[start]
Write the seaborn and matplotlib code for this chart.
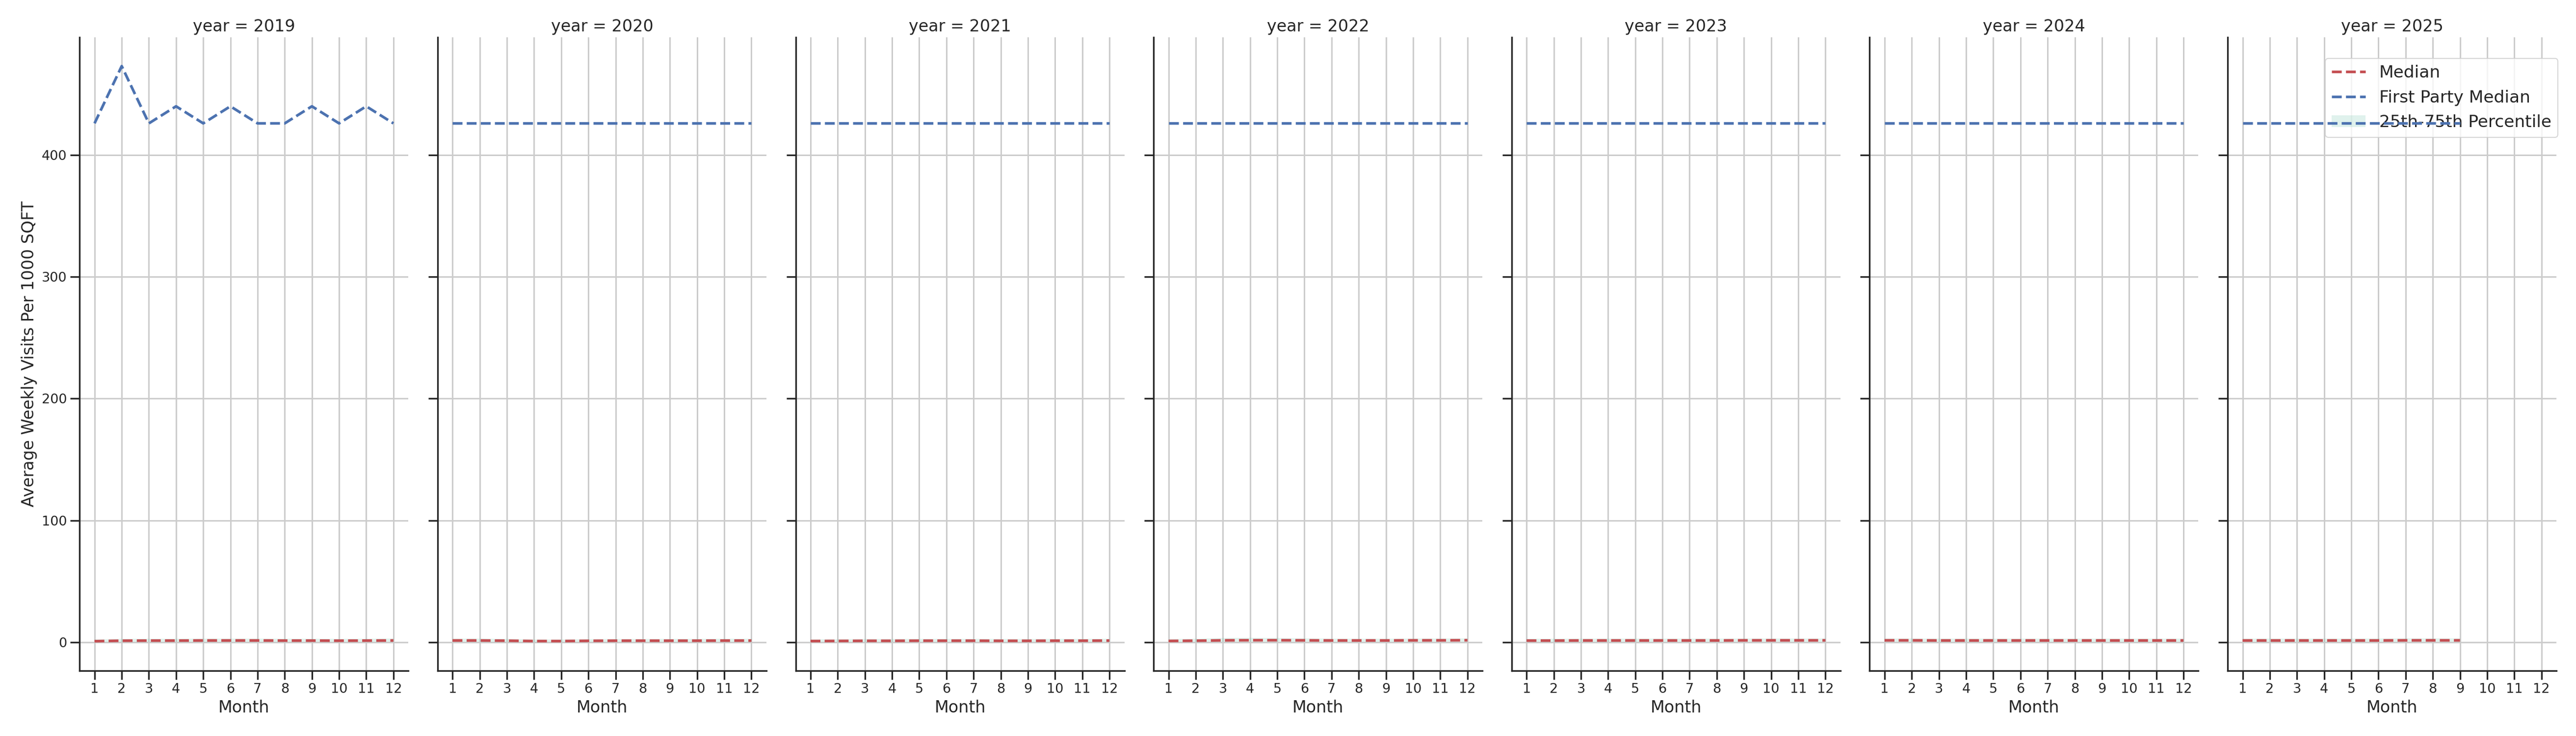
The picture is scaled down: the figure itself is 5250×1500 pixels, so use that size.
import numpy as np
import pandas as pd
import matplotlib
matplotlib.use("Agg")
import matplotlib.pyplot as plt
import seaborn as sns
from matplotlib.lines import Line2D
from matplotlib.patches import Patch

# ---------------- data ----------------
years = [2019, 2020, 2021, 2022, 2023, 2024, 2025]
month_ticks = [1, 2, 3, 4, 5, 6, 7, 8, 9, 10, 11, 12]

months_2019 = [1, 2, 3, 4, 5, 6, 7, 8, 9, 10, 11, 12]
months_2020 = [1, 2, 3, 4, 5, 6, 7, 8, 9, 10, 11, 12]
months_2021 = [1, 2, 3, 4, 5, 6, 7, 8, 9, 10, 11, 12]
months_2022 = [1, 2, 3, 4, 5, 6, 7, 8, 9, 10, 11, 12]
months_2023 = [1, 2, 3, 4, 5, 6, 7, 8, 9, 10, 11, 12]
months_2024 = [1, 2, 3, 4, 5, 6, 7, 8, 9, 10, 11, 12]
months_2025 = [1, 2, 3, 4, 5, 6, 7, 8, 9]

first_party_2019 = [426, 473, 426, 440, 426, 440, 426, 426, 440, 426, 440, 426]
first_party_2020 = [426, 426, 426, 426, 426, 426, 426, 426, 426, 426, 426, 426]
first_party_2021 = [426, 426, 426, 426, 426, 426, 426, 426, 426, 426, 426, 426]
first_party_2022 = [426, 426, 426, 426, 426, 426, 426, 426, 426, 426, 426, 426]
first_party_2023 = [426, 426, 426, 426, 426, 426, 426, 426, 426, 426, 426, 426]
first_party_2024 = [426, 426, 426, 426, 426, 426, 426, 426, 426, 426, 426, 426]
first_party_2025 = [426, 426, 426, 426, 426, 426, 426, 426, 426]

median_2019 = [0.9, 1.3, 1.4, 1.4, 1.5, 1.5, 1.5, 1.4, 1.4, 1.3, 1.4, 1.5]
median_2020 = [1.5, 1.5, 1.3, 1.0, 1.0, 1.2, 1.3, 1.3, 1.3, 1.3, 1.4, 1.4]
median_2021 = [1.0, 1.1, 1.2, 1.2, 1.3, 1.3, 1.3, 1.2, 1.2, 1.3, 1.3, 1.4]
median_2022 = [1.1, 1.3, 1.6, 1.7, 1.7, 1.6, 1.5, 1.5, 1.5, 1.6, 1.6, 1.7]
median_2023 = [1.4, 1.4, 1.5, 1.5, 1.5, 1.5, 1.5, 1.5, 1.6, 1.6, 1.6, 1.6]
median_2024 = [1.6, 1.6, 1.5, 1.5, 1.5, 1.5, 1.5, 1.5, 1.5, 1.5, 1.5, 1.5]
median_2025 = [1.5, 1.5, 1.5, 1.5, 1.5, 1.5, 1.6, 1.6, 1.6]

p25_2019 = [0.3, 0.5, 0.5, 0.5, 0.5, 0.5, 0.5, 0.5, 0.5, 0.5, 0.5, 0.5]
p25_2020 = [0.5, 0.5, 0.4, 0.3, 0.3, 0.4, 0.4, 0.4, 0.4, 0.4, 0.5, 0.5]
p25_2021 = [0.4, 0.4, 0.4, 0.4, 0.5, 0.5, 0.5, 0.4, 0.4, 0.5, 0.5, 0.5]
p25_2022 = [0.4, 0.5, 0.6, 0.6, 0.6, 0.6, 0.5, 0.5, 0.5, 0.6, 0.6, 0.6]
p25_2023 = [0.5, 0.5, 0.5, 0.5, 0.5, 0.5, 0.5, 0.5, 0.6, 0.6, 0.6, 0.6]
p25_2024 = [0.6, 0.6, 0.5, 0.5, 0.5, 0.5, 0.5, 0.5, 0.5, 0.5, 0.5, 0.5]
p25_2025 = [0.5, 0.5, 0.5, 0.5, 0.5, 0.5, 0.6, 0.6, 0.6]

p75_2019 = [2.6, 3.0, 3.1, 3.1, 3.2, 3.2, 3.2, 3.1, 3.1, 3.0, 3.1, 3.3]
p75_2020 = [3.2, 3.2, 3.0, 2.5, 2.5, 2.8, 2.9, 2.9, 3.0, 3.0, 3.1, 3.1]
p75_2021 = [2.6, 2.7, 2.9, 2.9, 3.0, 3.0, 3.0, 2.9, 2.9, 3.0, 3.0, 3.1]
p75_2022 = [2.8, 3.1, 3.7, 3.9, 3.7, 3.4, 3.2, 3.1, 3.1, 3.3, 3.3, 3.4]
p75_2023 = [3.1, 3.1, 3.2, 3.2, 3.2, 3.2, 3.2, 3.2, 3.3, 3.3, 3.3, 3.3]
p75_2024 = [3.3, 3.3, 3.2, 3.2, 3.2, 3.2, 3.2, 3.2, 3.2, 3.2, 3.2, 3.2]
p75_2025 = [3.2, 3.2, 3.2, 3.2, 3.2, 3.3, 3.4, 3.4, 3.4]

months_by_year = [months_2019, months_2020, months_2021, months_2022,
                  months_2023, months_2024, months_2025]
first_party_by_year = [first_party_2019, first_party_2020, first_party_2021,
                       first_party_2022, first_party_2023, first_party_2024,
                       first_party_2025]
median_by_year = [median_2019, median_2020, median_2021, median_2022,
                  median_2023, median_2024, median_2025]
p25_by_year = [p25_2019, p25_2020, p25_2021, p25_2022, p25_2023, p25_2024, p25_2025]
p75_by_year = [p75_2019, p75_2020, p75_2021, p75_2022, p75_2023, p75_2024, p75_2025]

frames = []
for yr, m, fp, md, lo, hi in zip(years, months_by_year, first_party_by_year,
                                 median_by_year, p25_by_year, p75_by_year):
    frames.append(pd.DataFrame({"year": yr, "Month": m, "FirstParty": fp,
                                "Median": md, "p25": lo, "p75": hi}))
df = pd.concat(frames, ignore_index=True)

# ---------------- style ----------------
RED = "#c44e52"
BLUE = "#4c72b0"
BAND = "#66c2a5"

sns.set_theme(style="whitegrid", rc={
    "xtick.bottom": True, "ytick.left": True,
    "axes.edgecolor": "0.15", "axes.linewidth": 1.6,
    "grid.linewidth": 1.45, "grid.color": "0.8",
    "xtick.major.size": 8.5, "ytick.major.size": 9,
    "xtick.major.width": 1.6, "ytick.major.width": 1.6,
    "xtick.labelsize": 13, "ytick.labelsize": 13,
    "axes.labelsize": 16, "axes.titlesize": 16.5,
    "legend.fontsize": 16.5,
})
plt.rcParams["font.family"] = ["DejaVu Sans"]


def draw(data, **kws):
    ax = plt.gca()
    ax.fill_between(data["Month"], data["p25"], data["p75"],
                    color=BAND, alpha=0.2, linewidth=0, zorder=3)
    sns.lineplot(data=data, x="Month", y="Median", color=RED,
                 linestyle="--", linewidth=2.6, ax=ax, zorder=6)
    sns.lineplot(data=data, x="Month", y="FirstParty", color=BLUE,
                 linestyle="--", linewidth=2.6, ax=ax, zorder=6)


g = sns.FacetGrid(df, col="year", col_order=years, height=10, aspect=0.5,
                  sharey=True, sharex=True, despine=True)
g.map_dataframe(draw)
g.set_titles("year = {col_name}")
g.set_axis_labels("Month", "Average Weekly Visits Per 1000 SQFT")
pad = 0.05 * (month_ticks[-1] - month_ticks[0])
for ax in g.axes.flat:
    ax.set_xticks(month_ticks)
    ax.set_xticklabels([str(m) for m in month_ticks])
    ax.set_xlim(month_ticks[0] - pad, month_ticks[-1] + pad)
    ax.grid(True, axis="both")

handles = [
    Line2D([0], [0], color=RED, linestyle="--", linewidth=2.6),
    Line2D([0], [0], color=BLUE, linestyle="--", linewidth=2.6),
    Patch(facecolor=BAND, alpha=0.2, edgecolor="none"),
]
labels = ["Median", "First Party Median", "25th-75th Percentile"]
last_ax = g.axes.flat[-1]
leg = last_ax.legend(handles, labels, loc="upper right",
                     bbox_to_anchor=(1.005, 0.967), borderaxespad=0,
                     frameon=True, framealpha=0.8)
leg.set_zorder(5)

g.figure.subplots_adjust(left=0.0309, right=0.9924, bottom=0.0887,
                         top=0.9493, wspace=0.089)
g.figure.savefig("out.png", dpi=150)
[end]
[start]
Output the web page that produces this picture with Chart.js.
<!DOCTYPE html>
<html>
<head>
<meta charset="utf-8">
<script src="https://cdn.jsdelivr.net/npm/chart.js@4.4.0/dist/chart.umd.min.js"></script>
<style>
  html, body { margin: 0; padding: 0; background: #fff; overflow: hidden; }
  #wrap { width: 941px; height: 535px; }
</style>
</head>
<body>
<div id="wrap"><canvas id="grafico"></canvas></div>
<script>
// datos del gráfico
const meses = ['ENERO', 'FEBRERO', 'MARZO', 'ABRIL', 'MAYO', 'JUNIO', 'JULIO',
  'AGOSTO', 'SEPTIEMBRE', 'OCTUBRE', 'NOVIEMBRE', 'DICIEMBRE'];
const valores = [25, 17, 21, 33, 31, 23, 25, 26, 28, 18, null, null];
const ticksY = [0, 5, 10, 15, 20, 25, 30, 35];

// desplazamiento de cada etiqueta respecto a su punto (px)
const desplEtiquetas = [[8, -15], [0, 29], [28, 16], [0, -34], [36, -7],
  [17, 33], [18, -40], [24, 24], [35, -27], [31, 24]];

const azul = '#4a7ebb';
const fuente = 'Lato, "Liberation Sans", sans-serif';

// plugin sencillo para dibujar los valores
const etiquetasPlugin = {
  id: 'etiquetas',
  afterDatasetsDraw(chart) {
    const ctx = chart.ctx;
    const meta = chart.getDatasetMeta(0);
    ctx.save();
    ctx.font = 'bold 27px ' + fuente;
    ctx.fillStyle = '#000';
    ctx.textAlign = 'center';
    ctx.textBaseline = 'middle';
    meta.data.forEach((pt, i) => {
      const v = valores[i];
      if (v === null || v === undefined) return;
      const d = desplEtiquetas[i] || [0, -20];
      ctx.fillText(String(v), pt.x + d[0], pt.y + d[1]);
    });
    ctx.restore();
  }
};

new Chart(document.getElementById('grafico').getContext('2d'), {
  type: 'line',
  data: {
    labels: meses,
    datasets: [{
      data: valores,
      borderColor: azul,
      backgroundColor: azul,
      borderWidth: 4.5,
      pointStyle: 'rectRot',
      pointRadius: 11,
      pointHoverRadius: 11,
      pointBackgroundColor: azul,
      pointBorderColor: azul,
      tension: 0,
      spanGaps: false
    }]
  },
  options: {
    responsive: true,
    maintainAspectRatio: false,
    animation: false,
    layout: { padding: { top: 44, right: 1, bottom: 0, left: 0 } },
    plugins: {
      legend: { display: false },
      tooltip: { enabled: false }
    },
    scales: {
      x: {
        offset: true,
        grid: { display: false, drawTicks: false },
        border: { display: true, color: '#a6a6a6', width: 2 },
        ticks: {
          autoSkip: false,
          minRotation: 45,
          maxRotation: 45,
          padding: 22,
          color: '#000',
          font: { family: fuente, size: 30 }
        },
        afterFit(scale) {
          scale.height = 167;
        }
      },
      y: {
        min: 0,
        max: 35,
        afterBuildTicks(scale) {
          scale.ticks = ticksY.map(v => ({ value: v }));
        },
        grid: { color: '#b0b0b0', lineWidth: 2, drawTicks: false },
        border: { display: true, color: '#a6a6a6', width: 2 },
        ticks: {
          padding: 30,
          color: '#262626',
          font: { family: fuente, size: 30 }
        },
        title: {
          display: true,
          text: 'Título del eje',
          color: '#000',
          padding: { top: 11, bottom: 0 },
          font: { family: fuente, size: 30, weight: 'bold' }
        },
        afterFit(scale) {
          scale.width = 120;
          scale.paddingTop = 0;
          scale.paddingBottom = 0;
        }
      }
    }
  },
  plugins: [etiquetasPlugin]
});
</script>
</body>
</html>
[end]
→ EXERCISE OBJECTIVE: Write out only the lines that run from the line containing "The picture is" through the line containing "months_2025 = [1, 2, 3, 4, 5, 6, 7, 8, 9]", both included, exactly as they appear above.

→ WORKED ANSWER:
The picture is scaled down: the figure itself is 5250×1500 pixels, so use that size.
import numpy as np
import pandas as pd
import matplotlib
matplotlib.use("Agg")
import matplotlib.pyplot as plt
import seaborn as sns
from matplotlib.lines import Line2D
from matplotlib.patches import Patch

# ---------------- data ----------------
years = [2019, 2020, 2021, 2022, 2023, 2024, 2025]
month_ticks = [1, 2, 3, 4, 5, 6, 7, 8, 9, 10, 11, 12]

months_2019 = [1, 2, 3, 4, 5, 6, 7, 8, 9, 10, 11, 12]
months_2020 = [1, 2, 3, 4, 5, 6, 7, 8, 9, 10, 11, 12]
months_2021 = [1, 2, 3, 4, 5, 6, 7, 8, 9, 10, 11, 12]
months_2022 = [1, 2, 3, 4, 5, 6, 7, 8, 9, 10, 11, 12]
months_2023 = [1, 2, 3, 4, 5, 6, 7, 8, 9, 10, 11, 12]
months_2024 = [1, 2, 3, 4, 5, 6, 7, 8, 9, 10, 11, 12]
months_2025 = [1, 2, 3, 4, 5, 6, 7, 8, 9]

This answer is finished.